Streaming

Streaming is the primitive in FFAI’s generation API; the buffered Model.generate(...) is a thin collector over the same stream so there’s one source of truth for the prefill + decode loop.

let stream = model.generateStream(prompt: "Why is the sky blue?")
for try await chunk in stream {
    print(chunk.text, terminator: "")
}

Each chunk carries the decoded delta text, the new token id(s) since the last yield, and the absolute sequence position. The final chunk has empty text / tokens and a non-nil stats: GenerationStats with the full memory + timing numbers — same shape --stats prints.

`GenerationChunk` shape

public struct GenerationChunk: Sendable {
    public let text: String              // decoded delta since last chunk
    public let tokens: [Int]             // new token id(s) in this chunk
    public let position: Int             // absolute sequence position after this chunk
    public let stats: GenerationStats?   // populated only on the final chunk
    public var isFinal: Bool { stats != nil }
}

Cancellation

The stream-producing task honors Swift’s structured cancellation. Drop the consuming task (or call task.cancel()) and the producer notices at the next token boundary, flushes the stream cleanly, and finishes — no zombie command buffers, no leaked KV cache.

let task = Task {
    for try await chunk in model.generateStream(prompt: "...") {
        if userInterrupted { break }
        print(chunk.text, terminator: "")
    }
}
// elsewhere:
task.cancel()

Chat / multi-turn streaming

generateStream has a chat-templated overload that takes [ChatMessage] and renders through the tokenizer’s chat template. Same chunk shape on the output side:

let messages: [ChatMessage] = [
    .init(role: .system, content: "You are concise."),
    .init(role: .user, content: "Why is the sky blue?"),
]
let stream = try model.generateStream(messages: messages)
for try await chunk in stream {
    print(chunk.text, terminator: "")
}

See chat-templates.md for how ChatMessage

ChatTemplateOptions map onto the tokenizer’s Jinja template.

Buffered collection

Model.generate(prompt:parameters:) is implemented as roughly:

public func generate(prompt: String,
                     parameters: GenerationParameters? = nil) async throws -> GenerationResult {
    var generated: [Int] = [], text = ""
    var stats: GenerationStats?
    for try await chunk in generateStream(prompt: prompt, parameters: parameters) {
        generated.append(contentsOf: chunk.tokens)
        text += chunk.text
        if let s = chunk.stats { stats = s }
    }
    return GenerationResult(
        promptTokens: tokenizer.encode(text: prompt),
        generatedTokens: generated, text: text, stats: stats!
    )
}

So you get the same GenerationResult shape — including all the stats — whether you call the buffered API or build your own collector around the stream.

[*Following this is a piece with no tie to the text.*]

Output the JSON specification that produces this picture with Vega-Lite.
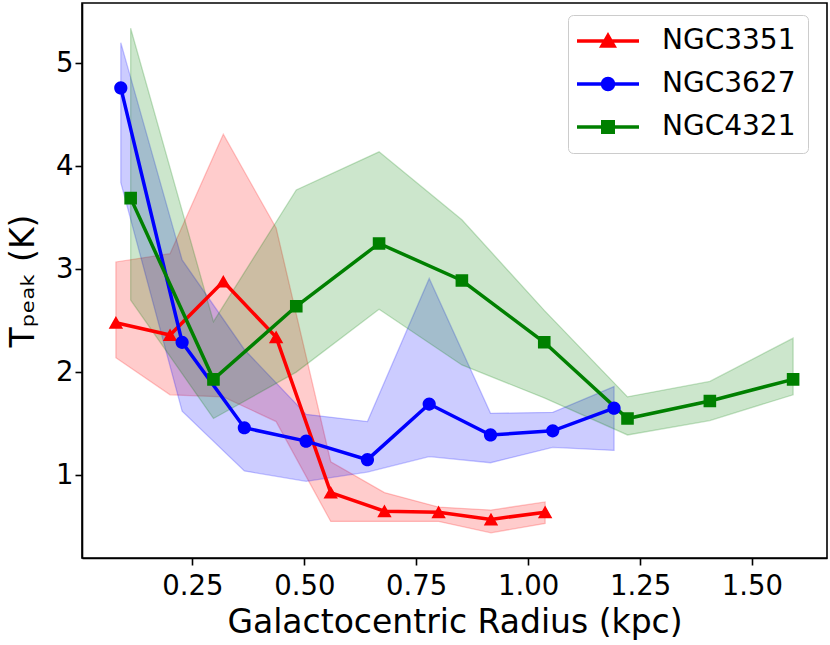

Why streaming is the primitive

Three reasons:

The most common UI pattern. Token-as-it-arrives chat / completion demos can’t wait for the full response.
Fits batch decoding naturally. When Phase 8+ batching lands, generateStream(...) for a single sequence becomes one of N sequences sharing the same kernel dispatch loop; the consumer side stays unchanged.
One loop. Buffered + streaming sharing the same producer means the prefill / decode / stats path is exercised by every call shape — no parallel “almost-the-same” implementations to keep in sync.